### Aim of the exercise
Your task is to retype, word for word, the lines from the start of the data through the line holding "80, interval: 10". Do not include the pictures.

====

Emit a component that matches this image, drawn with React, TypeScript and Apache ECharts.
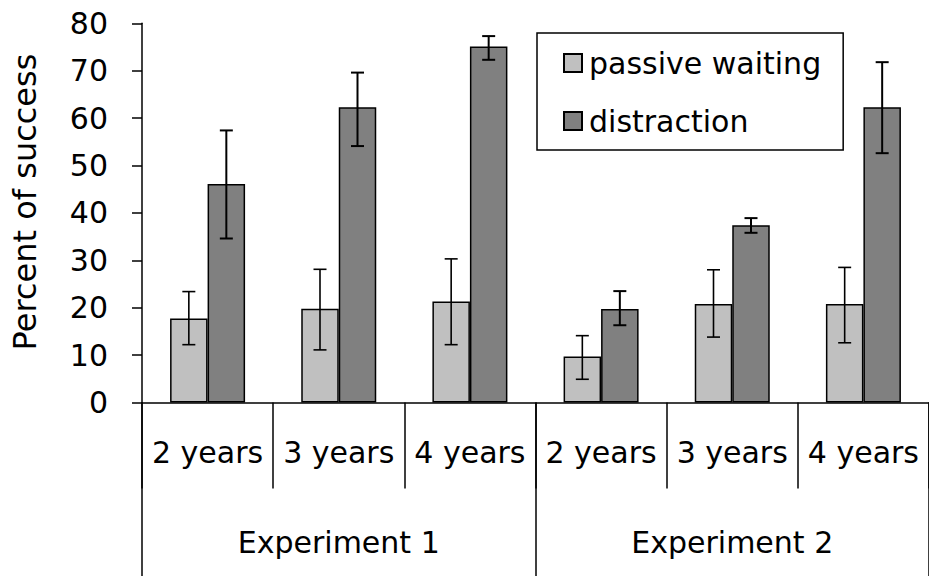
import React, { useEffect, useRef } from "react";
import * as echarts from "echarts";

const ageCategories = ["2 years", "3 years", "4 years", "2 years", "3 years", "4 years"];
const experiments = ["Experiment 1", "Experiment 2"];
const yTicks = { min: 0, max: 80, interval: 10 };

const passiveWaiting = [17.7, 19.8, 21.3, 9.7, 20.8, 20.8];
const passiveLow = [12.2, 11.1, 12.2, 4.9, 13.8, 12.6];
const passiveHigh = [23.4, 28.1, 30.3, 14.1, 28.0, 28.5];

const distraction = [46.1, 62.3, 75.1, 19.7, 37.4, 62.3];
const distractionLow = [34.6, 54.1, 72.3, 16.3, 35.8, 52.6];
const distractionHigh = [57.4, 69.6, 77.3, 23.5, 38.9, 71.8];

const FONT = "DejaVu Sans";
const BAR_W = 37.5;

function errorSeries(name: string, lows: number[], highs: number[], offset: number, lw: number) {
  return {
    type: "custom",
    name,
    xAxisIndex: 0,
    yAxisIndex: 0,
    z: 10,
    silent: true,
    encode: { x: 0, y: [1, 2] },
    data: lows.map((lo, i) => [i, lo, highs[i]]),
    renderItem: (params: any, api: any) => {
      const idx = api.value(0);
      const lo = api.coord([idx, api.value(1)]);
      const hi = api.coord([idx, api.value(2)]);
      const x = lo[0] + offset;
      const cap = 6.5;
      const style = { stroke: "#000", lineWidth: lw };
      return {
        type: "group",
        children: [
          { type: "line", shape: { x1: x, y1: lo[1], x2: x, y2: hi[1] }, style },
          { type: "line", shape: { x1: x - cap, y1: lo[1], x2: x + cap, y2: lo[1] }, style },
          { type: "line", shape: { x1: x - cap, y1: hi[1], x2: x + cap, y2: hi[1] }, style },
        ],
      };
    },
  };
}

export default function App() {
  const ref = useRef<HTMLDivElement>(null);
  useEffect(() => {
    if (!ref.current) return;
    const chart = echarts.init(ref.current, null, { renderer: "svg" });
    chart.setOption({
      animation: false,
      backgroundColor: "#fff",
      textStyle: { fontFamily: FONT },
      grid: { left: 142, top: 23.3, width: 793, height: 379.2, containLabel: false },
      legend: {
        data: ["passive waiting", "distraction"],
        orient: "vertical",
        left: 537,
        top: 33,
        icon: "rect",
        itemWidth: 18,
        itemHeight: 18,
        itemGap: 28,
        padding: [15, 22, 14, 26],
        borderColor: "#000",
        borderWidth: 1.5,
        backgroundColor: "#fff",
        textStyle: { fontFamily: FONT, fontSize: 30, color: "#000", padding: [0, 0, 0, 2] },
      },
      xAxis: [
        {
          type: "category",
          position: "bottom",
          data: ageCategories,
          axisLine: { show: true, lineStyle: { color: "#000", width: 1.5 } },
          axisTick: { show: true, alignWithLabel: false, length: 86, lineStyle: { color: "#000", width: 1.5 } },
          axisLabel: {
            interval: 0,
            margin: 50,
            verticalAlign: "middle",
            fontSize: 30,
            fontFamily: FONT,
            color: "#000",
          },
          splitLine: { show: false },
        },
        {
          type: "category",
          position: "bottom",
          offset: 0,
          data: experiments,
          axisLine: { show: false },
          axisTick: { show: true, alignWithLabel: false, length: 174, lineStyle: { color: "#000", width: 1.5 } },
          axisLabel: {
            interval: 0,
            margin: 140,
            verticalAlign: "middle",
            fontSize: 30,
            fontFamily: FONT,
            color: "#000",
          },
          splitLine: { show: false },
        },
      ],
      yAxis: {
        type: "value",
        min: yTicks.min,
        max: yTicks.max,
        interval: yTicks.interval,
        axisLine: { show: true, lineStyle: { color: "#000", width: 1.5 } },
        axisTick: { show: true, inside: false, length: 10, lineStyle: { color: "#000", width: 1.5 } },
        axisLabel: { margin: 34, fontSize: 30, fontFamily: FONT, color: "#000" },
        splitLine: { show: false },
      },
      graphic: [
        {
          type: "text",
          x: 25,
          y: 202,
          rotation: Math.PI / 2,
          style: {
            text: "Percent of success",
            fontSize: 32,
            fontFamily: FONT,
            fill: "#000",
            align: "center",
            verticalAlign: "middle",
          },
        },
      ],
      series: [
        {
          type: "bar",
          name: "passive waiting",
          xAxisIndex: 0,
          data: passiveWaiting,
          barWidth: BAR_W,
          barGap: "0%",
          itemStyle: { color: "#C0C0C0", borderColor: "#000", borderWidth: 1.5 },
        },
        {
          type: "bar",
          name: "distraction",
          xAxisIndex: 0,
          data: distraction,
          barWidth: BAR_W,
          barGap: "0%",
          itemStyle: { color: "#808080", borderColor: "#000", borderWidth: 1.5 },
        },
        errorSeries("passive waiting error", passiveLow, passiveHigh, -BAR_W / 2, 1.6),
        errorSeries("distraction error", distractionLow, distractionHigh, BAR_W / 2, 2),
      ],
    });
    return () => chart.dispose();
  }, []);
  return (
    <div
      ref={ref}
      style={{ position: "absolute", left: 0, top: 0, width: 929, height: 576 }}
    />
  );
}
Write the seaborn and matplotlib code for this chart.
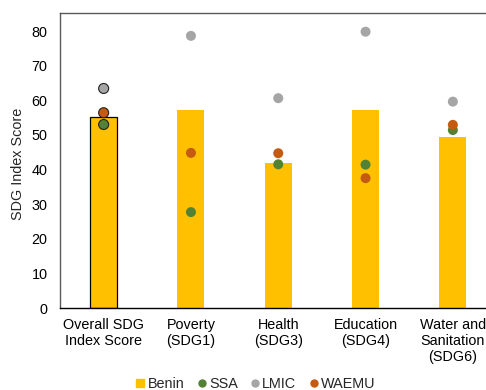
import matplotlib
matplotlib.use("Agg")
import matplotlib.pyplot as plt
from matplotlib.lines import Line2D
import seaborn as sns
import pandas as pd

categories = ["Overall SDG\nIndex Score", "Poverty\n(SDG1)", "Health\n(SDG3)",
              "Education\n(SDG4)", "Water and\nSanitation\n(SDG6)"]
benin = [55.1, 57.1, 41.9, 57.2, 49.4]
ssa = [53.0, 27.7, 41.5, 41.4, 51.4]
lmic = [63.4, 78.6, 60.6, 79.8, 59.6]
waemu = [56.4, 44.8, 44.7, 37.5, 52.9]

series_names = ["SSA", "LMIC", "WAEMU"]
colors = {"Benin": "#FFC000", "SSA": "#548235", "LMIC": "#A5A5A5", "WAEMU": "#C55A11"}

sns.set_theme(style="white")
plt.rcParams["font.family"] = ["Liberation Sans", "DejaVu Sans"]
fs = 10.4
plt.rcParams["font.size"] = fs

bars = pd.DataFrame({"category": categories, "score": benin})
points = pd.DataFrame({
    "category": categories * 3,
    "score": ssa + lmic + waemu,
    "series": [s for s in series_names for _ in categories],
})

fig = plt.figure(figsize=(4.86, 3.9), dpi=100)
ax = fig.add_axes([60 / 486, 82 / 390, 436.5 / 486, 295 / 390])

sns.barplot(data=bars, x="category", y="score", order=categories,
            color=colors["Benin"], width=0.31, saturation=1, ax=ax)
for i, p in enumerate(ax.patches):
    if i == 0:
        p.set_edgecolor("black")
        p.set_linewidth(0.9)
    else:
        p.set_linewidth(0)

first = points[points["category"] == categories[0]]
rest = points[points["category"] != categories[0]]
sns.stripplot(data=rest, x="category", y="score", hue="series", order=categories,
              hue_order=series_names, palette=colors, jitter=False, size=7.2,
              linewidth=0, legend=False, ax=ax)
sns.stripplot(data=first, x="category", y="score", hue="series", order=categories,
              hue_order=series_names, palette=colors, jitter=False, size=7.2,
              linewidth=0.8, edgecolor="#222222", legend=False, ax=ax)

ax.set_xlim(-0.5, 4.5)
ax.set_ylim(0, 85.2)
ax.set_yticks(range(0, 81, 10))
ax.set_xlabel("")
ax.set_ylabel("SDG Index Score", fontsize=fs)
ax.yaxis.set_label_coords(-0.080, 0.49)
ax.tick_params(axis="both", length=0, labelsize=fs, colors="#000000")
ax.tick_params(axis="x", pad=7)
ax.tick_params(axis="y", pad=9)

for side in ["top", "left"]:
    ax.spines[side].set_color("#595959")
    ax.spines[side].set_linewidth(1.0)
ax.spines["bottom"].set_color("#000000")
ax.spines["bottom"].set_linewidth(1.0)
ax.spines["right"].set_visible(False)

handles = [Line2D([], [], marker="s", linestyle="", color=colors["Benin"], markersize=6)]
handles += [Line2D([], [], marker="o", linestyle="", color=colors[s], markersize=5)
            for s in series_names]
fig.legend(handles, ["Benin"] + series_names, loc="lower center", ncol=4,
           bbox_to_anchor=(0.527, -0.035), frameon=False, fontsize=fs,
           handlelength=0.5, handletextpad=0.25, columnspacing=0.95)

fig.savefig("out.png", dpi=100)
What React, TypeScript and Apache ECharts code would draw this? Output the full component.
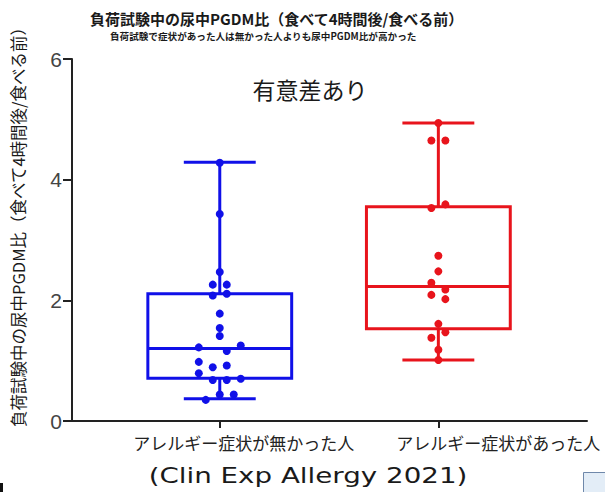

====

### Output of the task
Emit a component that matches this image, drawn with React, TypeScript and Apache ECharts.
import React, { useEffect, useRef } from "react";
import * as echarts from "echarts";

const ageCategories = ["2 years", "3 years", "4 years", "2 years", "3 years", "4 years"];
const experiments = ["Experiment 1", "Experiment 2"];
const yTicks = { min: 0, max: 80, interval: 10 };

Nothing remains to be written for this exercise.